The Kuki Organisation for Human Rights Trust (KOHUR), a Special Consultative Status NGO with the United Nations Economic and Social Council (UN-ECOSOC), categorically condemns the malicious distortion of history and the incitement to ethnic hatred contained in the interview given by Mr. Thuingaleng Muivah, General Secretary of the National Socialist Council of Nagalim (Isak-Muivah), to The Week (Namrata Biji Ahuja, Chief of Bureau, Delhi), published on 25th June, 2026 under the inflammatory title “India uses Kukis to fight a proxy war against Nagas.”

KOHUR places on record that the statements attributed to Mr. Muivah are not an honest recollection of history but a calculated act of historical revisionism designed to dehumanise the Kuki-Zo people, to manufacture a moral pretext for past atrocities, and to legitimise the continuing campaign of violence against innocent Kuki-Zo civilians along the India-Myanmar frontier.

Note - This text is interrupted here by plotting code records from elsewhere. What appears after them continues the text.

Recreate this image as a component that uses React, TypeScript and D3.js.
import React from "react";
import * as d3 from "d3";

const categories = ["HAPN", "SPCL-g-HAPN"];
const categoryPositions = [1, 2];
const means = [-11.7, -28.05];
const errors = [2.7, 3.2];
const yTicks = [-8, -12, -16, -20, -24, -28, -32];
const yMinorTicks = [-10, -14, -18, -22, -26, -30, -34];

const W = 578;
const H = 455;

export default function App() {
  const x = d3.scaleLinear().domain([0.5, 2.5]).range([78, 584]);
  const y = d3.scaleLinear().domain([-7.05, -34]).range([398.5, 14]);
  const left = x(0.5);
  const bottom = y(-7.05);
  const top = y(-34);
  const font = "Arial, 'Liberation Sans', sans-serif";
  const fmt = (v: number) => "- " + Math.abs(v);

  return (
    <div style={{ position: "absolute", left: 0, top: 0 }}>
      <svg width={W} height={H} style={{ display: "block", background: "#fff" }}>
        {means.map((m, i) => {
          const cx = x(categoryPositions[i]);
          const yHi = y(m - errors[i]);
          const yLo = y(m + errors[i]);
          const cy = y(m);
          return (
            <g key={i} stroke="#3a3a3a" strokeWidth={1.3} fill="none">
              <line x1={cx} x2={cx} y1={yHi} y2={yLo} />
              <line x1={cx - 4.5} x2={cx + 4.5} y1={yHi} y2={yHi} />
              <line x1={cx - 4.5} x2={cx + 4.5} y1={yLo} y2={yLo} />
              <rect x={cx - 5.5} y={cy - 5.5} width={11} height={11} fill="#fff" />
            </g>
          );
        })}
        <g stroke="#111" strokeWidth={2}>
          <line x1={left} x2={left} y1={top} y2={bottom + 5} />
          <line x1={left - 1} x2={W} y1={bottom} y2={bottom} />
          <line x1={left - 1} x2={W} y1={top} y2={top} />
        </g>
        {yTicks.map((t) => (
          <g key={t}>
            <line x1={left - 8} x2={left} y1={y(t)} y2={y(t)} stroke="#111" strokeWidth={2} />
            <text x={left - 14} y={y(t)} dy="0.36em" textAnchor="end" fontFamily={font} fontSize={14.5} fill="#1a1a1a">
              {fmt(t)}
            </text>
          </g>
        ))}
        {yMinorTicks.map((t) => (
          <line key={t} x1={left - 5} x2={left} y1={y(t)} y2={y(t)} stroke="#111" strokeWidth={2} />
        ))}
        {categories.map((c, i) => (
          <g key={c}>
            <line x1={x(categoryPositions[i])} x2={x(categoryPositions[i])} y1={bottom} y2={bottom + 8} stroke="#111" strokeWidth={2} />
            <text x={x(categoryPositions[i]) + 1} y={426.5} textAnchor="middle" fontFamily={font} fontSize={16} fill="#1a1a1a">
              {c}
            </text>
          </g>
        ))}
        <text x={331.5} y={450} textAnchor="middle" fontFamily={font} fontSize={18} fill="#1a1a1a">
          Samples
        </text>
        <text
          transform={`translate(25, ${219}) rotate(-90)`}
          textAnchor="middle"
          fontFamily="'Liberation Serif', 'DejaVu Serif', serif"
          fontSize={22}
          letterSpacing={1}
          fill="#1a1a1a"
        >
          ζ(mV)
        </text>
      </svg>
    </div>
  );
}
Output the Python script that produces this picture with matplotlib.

I. Setting the Historical Record Straight

In his interview, Mr. Muivah claims that Tangkhul villages such as Ngahui, Chingjaroi and Chingsui were “plundered by nomadic Kuki marauders” and that “the British armed the nomadic Kukis.” These assertions invert the historical truth.

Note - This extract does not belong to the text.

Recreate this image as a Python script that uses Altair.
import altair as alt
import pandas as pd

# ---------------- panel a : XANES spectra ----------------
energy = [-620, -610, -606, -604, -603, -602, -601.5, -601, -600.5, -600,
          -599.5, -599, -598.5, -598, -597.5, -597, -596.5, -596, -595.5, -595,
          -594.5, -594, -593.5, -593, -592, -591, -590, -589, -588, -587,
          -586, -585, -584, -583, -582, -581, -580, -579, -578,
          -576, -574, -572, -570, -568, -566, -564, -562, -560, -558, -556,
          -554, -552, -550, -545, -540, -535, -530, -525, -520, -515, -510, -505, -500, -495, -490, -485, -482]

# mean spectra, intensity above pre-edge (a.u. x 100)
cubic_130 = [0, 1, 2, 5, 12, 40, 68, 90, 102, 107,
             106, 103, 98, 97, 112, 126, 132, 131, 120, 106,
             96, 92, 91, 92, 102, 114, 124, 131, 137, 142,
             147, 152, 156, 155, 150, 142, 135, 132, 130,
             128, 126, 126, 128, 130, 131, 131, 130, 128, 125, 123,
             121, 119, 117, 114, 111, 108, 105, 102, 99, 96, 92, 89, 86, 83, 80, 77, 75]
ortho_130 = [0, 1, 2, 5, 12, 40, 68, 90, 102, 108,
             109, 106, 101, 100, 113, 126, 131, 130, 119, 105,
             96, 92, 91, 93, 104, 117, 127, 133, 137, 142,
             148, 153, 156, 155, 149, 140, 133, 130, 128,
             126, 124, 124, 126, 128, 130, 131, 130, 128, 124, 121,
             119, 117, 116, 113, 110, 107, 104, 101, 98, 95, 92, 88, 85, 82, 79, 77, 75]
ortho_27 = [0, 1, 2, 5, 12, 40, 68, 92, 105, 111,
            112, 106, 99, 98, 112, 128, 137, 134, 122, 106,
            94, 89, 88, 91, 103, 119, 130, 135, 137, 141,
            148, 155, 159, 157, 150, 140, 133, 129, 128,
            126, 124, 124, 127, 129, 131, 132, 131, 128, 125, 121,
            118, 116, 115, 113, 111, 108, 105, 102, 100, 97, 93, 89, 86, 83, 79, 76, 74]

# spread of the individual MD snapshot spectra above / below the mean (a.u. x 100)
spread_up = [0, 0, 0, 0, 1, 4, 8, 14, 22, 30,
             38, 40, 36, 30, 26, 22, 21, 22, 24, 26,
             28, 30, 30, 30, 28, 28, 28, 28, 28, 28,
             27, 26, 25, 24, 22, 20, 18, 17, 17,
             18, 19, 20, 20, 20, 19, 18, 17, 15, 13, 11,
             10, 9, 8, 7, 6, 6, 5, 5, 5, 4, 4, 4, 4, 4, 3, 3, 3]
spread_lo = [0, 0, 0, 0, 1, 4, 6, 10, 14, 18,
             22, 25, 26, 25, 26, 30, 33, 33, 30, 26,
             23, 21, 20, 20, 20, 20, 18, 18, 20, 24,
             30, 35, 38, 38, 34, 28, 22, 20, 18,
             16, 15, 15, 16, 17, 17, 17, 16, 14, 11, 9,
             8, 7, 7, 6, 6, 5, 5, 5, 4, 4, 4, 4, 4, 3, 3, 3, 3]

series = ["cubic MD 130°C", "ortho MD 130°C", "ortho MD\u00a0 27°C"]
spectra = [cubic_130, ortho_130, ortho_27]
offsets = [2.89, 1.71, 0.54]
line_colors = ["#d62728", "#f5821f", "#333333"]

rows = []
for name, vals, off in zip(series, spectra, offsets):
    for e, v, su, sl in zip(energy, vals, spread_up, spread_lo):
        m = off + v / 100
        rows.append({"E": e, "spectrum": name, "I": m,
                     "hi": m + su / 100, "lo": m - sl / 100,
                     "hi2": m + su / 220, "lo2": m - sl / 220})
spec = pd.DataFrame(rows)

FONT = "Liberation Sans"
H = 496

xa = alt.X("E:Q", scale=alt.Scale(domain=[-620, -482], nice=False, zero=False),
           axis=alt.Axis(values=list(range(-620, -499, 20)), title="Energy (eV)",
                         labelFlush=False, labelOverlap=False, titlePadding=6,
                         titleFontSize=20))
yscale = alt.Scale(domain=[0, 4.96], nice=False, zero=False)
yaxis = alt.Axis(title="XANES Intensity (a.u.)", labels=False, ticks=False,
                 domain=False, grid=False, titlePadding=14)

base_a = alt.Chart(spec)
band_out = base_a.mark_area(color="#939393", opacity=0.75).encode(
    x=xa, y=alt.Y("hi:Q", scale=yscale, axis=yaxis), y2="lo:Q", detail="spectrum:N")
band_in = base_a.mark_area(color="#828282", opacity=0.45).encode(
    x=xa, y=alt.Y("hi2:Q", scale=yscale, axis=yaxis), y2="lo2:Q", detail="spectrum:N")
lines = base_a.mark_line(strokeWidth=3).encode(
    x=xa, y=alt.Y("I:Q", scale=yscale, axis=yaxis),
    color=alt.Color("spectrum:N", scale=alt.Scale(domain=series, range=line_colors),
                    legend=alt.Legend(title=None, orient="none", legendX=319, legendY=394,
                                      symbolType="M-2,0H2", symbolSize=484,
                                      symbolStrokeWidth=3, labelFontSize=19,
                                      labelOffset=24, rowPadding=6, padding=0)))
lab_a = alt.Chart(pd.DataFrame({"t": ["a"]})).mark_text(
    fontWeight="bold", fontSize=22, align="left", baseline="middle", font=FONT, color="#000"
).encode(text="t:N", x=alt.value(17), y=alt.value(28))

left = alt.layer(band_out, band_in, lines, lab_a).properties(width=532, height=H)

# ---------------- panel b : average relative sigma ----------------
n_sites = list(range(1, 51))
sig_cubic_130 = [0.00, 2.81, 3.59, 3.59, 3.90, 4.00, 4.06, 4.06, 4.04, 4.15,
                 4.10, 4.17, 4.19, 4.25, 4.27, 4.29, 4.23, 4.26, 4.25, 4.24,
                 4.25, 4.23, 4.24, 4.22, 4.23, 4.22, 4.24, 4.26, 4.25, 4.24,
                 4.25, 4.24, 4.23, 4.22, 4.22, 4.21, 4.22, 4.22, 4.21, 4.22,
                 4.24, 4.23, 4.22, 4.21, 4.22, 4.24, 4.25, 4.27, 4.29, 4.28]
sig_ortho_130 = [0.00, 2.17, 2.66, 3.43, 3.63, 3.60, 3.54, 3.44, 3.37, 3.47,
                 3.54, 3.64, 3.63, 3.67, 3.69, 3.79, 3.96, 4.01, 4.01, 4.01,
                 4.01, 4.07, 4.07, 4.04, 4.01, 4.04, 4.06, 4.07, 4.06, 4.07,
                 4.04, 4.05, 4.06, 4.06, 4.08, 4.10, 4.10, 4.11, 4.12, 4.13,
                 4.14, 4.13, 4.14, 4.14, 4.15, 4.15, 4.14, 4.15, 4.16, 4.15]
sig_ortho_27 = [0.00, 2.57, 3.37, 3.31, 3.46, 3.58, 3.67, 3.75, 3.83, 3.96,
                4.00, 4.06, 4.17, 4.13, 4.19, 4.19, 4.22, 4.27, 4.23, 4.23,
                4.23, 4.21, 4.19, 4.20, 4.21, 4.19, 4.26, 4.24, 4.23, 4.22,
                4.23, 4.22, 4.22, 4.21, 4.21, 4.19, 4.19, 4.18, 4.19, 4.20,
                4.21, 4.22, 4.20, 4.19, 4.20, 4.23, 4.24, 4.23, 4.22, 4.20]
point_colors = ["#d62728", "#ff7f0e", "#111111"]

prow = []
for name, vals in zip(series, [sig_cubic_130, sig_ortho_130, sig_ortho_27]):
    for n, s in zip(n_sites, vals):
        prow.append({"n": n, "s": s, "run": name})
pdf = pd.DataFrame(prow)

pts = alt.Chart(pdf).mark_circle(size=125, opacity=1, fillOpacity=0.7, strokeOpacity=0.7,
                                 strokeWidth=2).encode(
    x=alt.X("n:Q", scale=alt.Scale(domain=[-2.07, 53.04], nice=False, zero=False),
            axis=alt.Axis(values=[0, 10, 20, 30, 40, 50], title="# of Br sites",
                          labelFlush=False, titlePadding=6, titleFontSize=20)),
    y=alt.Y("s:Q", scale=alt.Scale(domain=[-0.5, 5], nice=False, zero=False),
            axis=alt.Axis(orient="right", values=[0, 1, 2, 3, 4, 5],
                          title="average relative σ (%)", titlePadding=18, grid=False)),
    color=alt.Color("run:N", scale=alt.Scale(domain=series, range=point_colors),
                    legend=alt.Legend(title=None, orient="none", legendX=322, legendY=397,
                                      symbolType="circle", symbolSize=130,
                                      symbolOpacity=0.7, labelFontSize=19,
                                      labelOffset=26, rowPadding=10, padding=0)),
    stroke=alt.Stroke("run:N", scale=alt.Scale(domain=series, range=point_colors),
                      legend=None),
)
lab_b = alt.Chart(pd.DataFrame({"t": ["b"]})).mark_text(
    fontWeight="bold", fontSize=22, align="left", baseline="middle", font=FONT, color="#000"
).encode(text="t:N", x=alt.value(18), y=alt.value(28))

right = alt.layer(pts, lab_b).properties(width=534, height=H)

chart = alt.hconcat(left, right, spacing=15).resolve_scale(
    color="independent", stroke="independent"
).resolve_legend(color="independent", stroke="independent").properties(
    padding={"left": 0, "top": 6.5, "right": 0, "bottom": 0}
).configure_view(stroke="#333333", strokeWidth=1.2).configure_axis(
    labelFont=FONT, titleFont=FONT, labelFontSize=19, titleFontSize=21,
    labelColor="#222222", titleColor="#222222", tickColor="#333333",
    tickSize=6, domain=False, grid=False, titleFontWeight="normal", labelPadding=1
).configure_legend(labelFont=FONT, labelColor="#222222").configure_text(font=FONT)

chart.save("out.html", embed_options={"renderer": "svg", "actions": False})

First, far from being “nomadic marauders,” the Kuki chiefs of the Ukhrul and Kamjong tracts were, in the period preceding Indian independence, the recognised custodians of order across these hills. In an age when inter-village feuds and head-taking raids between one Tangkhul village and another were endemic, it was the Kuki chiefs who functioned as the de facto judges, arbiters and peacekeepers among the warring Tangkhul villages. The territorial authority of the Kuki chiefs and their role in restraining inter-village bloodshed is a matter of settled record in the administrative and ethnographic literature of the colonial period.

Second, the punitive actions taken by Kuki chiefs against certain Tangkhul villages during the Anglo-Kuki War of 1917–1919 were not acts of unprovoked aggression. During that war — one of the most significant indigenous uprisings against the British Empire in this region, in which the Kuki nation fought the imperial forces — a number of Tangkhul villages chose to serve the British army as spies, guides and informants against the Kuki resistance. Those villages were penalised by the Kuki chiefs precisely because they had sided with the colonial enemy in a war of resistance. To recast this wartime accountability, nearly a century later, as evidence of “Kuki savagery” is a deliberate and dishonest manipulation of history.

It is a matter of bitter irony that Mr. Muivah invokes the Anglo-Kuki War to malign the Kuki people, when it was the Kuki nation that bled in open revolt against the British Empire from 1917 to 1919, and again rallied to the cause of Indian freedom by aiding Netaji Subhas Chandra Bose and the Indian National Army. The Kuki-Zo record of resistance to colonial rule and loyalty to India requires no certificate from the NSCN-IM.

II. From Falsified History to Genocide

KOHUR is constrained to state that the falsification of history by Mr. Muivah is not a harmless academic exercise. It is the ideological instrument by which the NSCN-IM has, over three decades, justified the systematic ethnic cleansing of the Kuki-Zo people.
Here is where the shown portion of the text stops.